«Как ты себя чувствовал там, в космической пустоте?» – спросил Кэтлин.
«Там одиноко и очень пусто. Я выдыхал, но больше ничего не вдыхал – странное ощущение. И ветер не обдувает кожу, не хватает ветра. Никогда не думал об этом раньше. Воздух постоянно ощущается кожей – как шелк, как взбитые сливки – у воздуха есть осязаемая текстура…»
«Разве тебе не было холодно? В открытом космосе температура снижается до абсолютного нуля!»
«Вакуум – ничто. В нем не холодно и не жарко. Солнечный свет нагревает, лучше оставаться в тени. Тепло не теряется посредством конвекции, как это происходит в атмосфере, но тепловое излучение и испарение пота достаточно охлаждают организм».
«Я все еще ничего не понимаю, – признался Фрэйберг. – Этот принц Али – какой-то мятежник, не так ли?»
«В каком-то смысле его трудно в этом обвинять.

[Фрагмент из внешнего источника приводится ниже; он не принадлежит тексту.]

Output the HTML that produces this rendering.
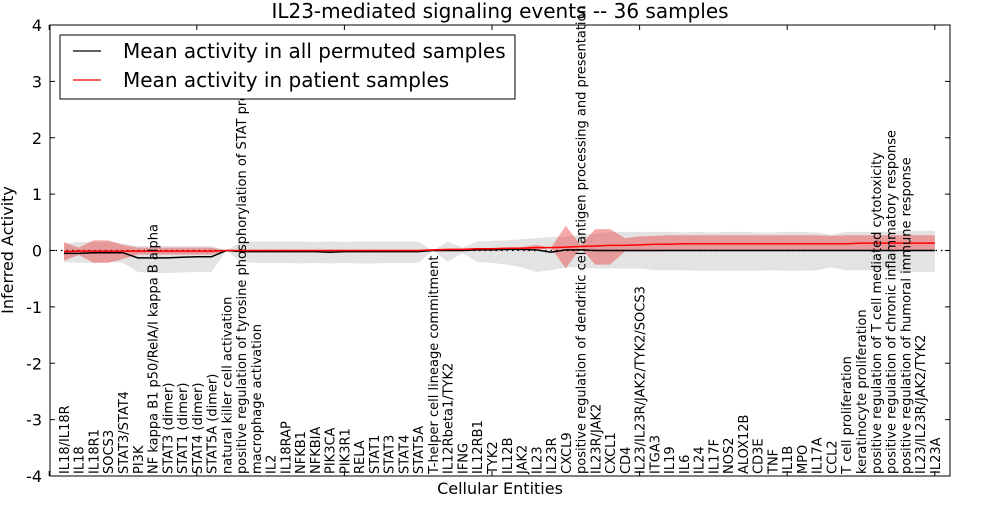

Нормальный человек, живущий под куполами их долин, должен каким-то способом выпускать накипевший пар, если можно так выразиться. Принц Али решил выступить в своего рода мусульманский крестовый поход. Думаю, что у него это даже получилось бы – по меньшей мере в масштабах Циргамесча».
«Но под теми же куполами живут многие другие…»
«Когда дело дойдет до драки, один сжамбак одолеет двадцать человек в скафандрах. Укол стрелы или шпаги не повредит щиту сжамбака, но такой же укол выпустит воздух из скафандра, и человек внутри скафандра взорвется от перепада давления».
«Вот как! – сказал капитан. – Надо полагать, теперь на Циргамесч пошлют отряд Корпуса Миротворцев, чтобы там навели порядок».
Кэтлин спросил: «Тебя усыпили хлороформом. Что случилось, когда ты пришел в себя?»
«Ничего особенного. Я чувствовал, что к моей груди что-то прикрепили, но не слишком об этом беспокоился. Все еще плохо соображал. Воздух уже наполовину выкачали из барокамеры. Они держат в ней человека восемь часов. Давление снижается примерно на 0,7 атмосферы в час – плавно и постепенно, чтобы не вызывать кессонную болезнь».
«Барокамера – рядом с тем помещением, где ты встретился с Али?»
«Да. Им пришлось сделать из меня сджамбака – иначе негде было бы меня содержать. Довольно скоро у меня в голове все прояснилось, и я рассмотрел аппарат на груди, – Мерфи ткнул пальцем в механизм, лежавший на столе. – Увидел баллон с кислородом, увидел, как кровь циркулирует по прозрачным пластиковым трубкам: синяя венозная кровь – из меня в этот карбюратор, красная артериальная – обратно в меня. Я понял, как все это работает. Легкие продолжают выдыхать двуокись углерода, но вена, подающая кровь в левое ушко сердца, пропущена через карбюратор и насыщается кислородом. Человеку больше не нужно дышать. Карбюратор наполняет кровь кислородом, а в барокамере человек привыкает к отсутствию атмосферного давления. В вакууме нужно помнить только об одном: не прикасаться ни к чему незащищенной кожей. Под солнечным светом поверхности раскаляются; в тени они мгновенно замораживают мягкие ткани и жидкости. Во всем остальном человек свободен, как птица».